Locating the COG on a Car
The lengthwise location of the center of gravity of a Pinewood Derby car can be easily located as follows: (1) set a ruler on its long edge on a table and (2) lay the car on the ruler as shown in Figure 3. Move the car forward or backward until it balances on the ruler. This balance point is the lengthwise COG.
Figure 3 - Locating the COG
Testing the Track
Testing for the best COG location for a given track is fairly easy if you have a track timer. Build a lightweight car without added weight, but with 3 dowel rod pieces sticking up out of the car (one in front, one in back, and one in the middle). Using steel washers, weight the car in the front, back, and middle and compare the results. Mix and match to find the best COG for the track.
I ran time trials with this type of test car on a ramp-flat track and found that rear-weighted cars outperformed front-weighted cars by up to one car length. Other testing results show similar results.
In addition, Michael Lastufka used a computer model to generate data and reached similar results.
So before debating the best weight position, make sure to find out the track type, and clarify whether the person is referring to the COG or the weight position.
NUMBER OF WHEELS ON THE GROUND Should you run with four wheels on the ground or with three? How about two? Before we answer these questions let's first discuss why you would consider anything other than four wheels on the ground.
Running with less than four wheels can be beneficial in several ways.
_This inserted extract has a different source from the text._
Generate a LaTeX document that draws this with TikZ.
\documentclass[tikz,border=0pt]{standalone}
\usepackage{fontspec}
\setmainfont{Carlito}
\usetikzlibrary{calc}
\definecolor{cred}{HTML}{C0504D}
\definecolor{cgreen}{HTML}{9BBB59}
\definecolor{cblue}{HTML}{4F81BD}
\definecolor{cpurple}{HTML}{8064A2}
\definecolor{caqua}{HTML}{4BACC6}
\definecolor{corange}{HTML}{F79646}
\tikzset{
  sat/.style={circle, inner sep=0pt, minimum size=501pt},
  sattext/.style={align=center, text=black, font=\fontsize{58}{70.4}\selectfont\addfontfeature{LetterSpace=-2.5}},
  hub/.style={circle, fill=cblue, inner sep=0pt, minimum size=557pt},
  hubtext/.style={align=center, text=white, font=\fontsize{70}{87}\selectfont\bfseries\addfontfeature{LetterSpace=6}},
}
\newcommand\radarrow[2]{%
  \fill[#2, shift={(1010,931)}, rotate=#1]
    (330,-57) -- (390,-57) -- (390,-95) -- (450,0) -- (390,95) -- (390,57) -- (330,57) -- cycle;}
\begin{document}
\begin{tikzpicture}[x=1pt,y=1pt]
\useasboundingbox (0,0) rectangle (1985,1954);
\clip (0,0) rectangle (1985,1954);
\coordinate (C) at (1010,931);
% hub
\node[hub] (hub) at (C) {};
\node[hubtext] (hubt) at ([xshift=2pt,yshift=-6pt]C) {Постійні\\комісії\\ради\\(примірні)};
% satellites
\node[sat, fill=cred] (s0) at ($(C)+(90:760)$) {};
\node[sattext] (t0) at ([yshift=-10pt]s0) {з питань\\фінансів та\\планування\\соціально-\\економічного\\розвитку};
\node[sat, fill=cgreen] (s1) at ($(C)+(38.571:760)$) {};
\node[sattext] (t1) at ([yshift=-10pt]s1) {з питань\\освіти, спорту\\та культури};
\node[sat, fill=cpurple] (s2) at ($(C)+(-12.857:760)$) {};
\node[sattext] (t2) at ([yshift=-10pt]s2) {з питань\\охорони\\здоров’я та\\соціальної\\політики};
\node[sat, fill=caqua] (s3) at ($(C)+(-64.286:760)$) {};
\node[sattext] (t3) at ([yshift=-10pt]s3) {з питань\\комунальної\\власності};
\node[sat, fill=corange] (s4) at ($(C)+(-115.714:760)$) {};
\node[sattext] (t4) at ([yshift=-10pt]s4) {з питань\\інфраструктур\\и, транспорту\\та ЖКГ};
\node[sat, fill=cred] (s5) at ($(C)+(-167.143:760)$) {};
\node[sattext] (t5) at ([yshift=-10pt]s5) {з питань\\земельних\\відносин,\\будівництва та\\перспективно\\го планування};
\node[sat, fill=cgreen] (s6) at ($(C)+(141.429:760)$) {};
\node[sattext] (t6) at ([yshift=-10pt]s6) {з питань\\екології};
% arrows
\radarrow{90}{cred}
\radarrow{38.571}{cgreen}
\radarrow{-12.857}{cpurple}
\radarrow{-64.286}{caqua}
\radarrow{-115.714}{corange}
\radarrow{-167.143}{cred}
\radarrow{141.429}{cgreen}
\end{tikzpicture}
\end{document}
Lifting one front wheel:
1. Reduces the amount of energy required to start the wheels spinning by one-fourth, 2. Simplifies wheel alignment (one less wheel to align), 3. Provides the opportunity to eliminate the worst performing wheels (get it out of the way by raising it), 4. Improves car stability.
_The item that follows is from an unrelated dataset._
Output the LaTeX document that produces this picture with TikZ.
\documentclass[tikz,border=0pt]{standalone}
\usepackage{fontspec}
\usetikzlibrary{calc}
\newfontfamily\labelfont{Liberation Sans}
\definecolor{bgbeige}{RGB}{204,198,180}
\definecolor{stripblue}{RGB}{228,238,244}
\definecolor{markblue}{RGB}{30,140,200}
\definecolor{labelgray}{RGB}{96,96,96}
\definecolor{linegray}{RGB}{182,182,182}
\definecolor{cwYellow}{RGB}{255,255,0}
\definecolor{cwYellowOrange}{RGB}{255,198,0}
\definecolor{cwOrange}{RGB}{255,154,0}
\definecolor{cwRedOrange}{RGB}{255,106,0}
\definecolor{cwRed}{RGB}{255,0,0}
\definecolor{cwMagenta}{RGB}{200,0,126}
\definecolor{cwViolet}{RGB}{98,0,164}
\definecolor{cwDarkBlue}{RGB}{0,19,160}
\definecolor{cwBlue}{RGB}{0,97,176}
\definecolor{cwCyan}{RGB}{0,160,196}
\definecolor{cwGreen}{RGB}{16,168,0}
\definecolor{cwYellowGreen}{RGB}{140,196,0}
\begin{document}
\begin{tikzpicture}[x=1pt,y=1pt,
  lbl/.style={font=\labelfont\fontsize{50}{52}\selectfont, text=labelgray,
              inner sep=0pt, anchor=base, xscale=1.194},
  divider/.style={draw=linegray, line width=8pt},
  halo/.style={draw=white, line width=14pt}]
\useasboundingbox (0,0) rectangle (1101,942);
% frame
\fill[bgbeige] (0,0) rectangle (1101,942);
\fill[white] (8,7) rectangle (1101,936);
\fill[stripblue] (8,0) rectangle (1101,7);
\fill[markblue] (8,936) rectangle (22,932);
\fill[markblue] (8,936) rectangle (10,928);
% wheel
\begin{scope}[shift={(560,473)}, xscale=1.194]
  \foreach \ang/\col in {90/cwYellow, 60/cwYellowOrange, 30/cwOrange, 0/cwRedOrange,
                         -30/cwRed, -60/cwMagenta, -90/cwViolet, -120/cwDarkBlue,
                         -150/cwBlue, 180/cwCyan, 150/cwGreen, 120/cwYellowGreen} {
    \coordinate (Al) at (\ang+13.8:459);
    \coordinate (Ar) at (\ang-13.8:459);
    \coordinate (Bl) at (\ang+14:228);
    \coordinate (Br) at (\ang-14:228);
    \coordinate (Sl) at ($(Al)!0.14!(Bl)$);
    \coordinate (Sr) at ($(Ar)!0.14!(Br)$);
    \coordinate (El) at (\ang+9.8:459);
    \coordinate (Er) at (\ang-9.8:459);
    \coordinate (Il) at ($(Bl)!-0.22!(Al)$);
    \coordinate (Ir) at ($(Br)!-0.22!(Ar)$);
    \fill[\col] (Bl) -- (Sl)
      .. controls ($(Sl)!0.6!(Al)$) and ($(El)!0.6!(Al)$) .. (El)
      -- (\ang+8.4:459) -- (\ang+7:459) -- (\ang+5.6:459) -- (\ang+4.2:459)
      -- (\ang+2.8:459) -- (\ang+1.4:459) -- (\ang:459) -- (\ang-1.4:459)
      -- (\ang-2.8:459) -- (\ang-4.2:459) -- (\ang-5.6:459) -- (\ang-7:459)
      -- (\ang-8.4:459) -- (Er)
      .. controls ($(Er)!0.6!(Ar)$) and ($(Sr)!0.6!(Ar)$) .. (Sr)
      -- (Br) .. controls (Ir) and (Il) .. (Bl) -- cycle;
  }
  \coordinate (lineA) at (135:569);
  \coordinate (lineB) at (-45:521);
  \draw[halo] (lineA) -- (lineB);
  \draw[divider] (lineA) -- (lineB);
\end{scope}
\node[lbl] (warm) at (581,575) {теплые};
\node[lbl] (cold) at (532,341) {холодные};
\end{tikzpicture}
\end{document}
The first three items above provide a small amount of speed increase. But - as proven by Michael Lastufka in some recent tests - the increased stability of a three-wheeled car generally provides a large advantage. Let me explain.
Unless you use precision drilled axle holes, it is very difficult to adjust the wheels/axles such that all four wheels touch the ground equally. Usually, most of the weight of the car sits on three wheels with the other wheel only slightly touching the ground. As the car travels down the track, the car will rock back and forth imperceptibly between the wheels, causing a loss of speed as the fourth wheel continually speeds up and slows down. Purposely raising one front wheel eliminates this issue if the COG is placed behind the center point of the car.
How about raising two wheels? A 'two-wheeled' car would be created by raising two diagonally opposite wheels. The car would then rest on the remaining two wheels if the car was perfectly balanced. The trick would be to locate the center of gravity at the balance point.
If the four wheels were each located 1-inch from the end of the car, and if the car was symmetrical in all directions, then the balance point would be exactly in the center of the car. However, since the standard wheel spacing does not place the wheels in this manner, and since most cars are not symmetrical in all directions, weights would have to be carefully placed to establish the center-of-gravity at the correct spot for a given design. This would be a difficult task.
Even if the car was perfectly balanced, the car would tend to rock back and forth between the two raised wheels as it hit the joints or other rough spots on the track.
All in all, I think that time is better spent in making a fast three-wheeled car, than in attempting to create a two-wheeled car.
CONCLUSION I hope that this has cleared up any confusion on thse two topics, but I am sure that the debate will not cease. Many factors affect the speed of pinewood derby cars, and isolating the affect of one factor is quite difficult. So debates like these will likely continue.